• [MATERIAL]
>>>>
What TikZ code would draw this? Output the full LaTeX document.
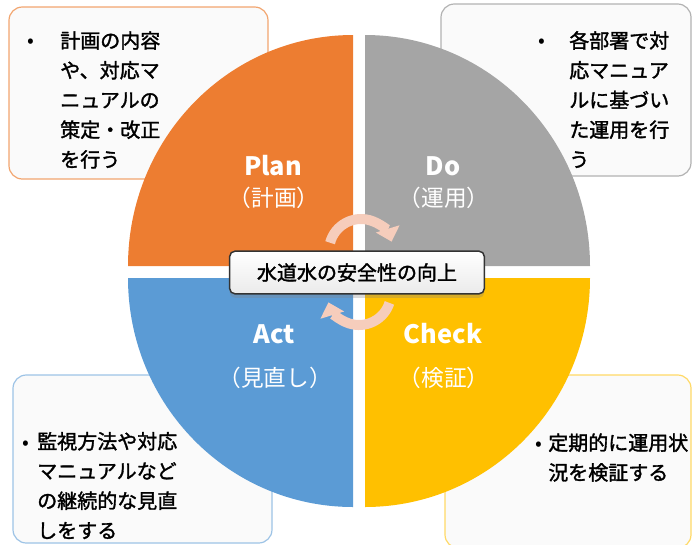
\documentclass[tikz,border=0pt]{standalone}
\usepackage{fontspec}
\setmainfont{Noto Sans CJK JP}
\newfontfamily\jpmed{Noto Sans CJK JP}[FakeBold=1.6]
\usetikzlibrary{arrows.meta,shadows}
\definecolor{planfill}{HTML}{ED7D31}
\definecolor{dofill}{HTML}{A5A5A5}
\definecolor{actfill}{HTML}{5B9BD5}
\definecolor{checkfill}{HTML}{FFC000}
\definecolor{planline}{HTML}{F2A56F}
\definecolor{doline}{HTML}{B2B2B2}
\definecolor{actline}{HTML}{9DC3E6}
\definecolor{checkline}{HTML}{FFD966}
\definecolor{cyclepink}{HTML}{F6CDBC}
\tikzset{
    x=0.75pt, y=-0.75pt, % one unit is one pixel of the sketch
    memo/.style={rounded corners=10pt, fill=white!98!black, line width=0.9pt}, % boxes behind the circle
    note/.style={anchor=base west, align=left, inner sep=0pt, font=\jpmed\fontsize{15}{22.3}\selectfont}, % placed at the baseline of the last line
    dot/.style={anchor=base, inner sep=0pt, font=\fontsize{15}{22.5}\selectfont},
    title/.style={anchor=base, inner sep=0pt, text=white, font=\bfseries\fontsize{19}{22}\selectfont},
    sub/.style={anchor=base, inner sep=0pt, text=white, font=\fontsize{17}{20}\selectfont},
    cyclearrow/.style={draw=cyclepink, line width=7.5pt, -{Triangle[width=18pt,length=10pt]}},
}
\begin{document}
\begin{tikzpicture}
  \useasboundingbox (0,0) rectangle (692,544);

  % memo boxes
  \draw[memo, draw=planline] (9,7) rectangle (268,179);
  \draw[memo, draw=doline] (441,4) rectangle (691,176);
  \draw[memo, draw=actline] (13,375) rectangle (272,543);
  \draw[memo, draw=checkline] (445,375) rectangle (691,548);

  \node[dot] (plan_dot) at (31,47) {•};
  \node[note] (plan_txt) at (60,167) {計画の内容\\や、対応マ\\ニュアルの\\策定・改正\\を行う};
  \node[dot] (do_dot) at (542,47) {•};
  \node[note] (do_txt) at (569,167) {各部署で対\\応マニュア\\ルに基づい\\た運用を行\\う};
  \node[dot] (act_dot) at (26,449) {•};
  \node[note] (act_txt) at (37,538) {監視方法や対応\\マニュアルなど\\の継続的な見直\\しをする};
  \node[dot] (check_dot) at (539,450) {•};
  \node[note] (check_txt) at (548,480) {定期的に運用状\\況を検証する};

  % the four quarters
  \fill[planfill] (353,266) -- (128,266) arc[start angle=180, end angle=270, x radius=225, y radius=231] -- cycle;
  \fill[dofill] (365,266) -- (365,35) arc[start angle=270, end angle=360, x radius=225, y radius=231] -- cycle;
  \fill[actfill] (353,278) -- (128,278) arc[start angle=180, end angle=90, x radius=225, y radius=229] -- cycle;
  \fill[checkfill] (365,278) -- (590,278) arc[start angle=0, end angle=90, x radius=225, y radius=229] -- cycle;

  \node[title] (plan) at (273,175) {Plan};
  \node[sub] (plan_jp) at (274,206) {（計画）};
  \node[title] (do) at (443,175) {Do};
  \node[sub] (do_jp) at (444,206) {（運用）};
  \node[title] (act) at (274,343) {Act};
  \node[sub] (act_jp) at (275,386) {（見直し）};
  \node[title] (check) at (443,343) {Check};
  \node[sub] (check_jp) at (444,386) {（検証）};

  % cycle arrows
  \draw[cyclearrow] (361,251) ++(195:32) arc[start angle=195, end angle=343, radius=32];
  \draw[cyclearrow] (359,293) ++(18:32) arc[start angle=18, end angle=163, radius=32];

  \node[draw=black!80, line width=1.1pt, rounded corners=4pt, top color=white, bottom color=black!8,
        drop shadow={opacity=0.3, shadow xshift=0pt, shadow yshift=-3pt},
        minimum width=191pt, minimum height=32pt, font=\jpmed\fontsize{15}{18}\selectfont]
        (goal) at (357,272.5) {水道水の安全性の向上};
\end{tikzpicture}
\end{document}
<<<<
Set down all the data again exactly as above, pictures excluded.

What TikZ code would draw this? Output the full LaTeX document.
\documentclass[tikz,border=0pt]{standalone}
\usepackage{fontspec}
\setmainfont{Noto Sans CJK JP}
\newfontfamily\jpmed{Noto Sans CJK JP}[FakeBold=1.6]
\usetikzlibrary{arrows.meta,shadows}
\definecolor{planfill}{HTML}{ED7D31}
\definecolor{dofill}{HTML}{A5A5A5}
\definecolor{actfill}{HTML}{5B9BD5}
\definecolor{checkfill}{HTML}{FFC000}
\definecolor{planline}{HTML}{F2A56F}
\definecolor{doline}{HTML}{B2B2B2}
\definecolor{actline}{HTML}{9DC3E6}
\definecolor{checkline}{HTML}{FFD966}
\definecolor{cyclepink}{HTML}{F6CDBC}
\tikzset{
    x=0.75pt, y=-0.75pt, % one unit is one pixel of the sketch
    memo/.style={rounded corners=10pt, fill=white!98!black, line width=0.9pt}, % boxes behind the circle
    note/.style={anchor=base west, align=left, inner sep=0pt, font=\jpmed\fontsize{15}{22.3}\selectfont}, % placed at the baseline of the last line
    dot/.style={anchor=base, inner sep=0pt, font=\fontsize{15}{22.5}\selectfont},
    title/.style={anchor=base, inner sep=0pt, text=white, font=\bfseries\fontsize{19}{22}\selectfont},
    sub/.style={anchor=base, inner sep=0pt, text=white, font=\fontsize{17}{20}\selectfont},
    cyclearrow/.style={draw=cyclepink, line width=7.5pt, -{Triangle[width=18pt,length=10pt]}},
}
\begin{document}
\begin{tikzpicture}
  \useasboundingbox (0,0) rectangle (692,544);

  % memo boxes
  \draw[memo, draw=planline] (9,7) rectangle (268,179);
  \draw[memo, draw=doline] (441,4) rectangle (691,176);
  \draw[memo, draw=actline] (13,375) rectangle (272,543);
  \draw[memo, draw=checkline] (445,375) rectangle (691,548);

  \node[dot] (plan_dot) at (31,47) {•};
  \node[note] (plan_txt) at (60,167) {計画の内容\\や、対応マ\\ニュアルの\\策定・改正\\を行う};
  \node[dot] (do_dot) at (542,47) {•};
  \node[note] (do_txt) at (569,167) {各部署で対\\応マニュア\\ルに基づい\\た運用を行\\う};
  \node[dot] (act_dot) at (26,449) {•};
  \node[note] (act_txt) at (37,538) {監視方法や対応\\マニュアルなど\\の継続的な見直\\しをする};
  \node[dot] (check_dot) at (539,450) {•};
  \node[note] (check_txt) at (548,480) {定期的に運用状\\況を検証する};

  % the four quarters
  \fill[planfill] (353,266) -- (128,266) arc[start angle=180, end angle=270, x radius=225, y radius=231] -- cycle;
  \fill[dofill] (365,266) -- (365,35) arc[start angle=270, end angle=360, x radius=225, y radius=231] -- cycle;
  \fill[actfill] (353,278) -- (128,278) arc[start angle=180, end angle=90, x radius=225, y radius=229] -- cycle;
  \fill[checkfill] (365,278) -- (590,278) arc[start angle=0, end angle=90, x radius=225, y radius=229] -- cycle;

  \node[title] (plan) at (273,175) {Plan};
  \node[sub] (plan_jp) at (274,206) {（計画）};
  \node[title] (do) at (443,175) {Do};
  \node[sub] (do_jp) at (444,206) {（運用）};
  \node[title] (act) at (274,343) {Act};
  \node[sub] (act_jp) at (275,386) {（見直し）};
  \node[title] (check) at (443,343) {Check};
  \node[sub] (check_jp) at (444,386) {（検証）};

  % cycle arrows
  \draw[cyclearrow] (361,251) ++(195:32) arc[start angle=195, end angle=343, radius=32];
  \draw[cyclearrow] (359,293) ++(18:32) arc[start angle=18, end angle=163, radius=32];

  \node[draw=black!80, line width=1.1pt, rounded corners=4pt, top color=white, bottom color=black!8,
        drop shadow={opacity=0.3, shadow xshift=0pt, shadow yshift=-3pt},
        minimum width=191pt, minimum height=32pt, font=\jpmed\fontsize{15}{18}\selectfont]
        (goal) at (357,272.5) {水道水の安全性の向上};
\end{tikzpicture}
\end{document}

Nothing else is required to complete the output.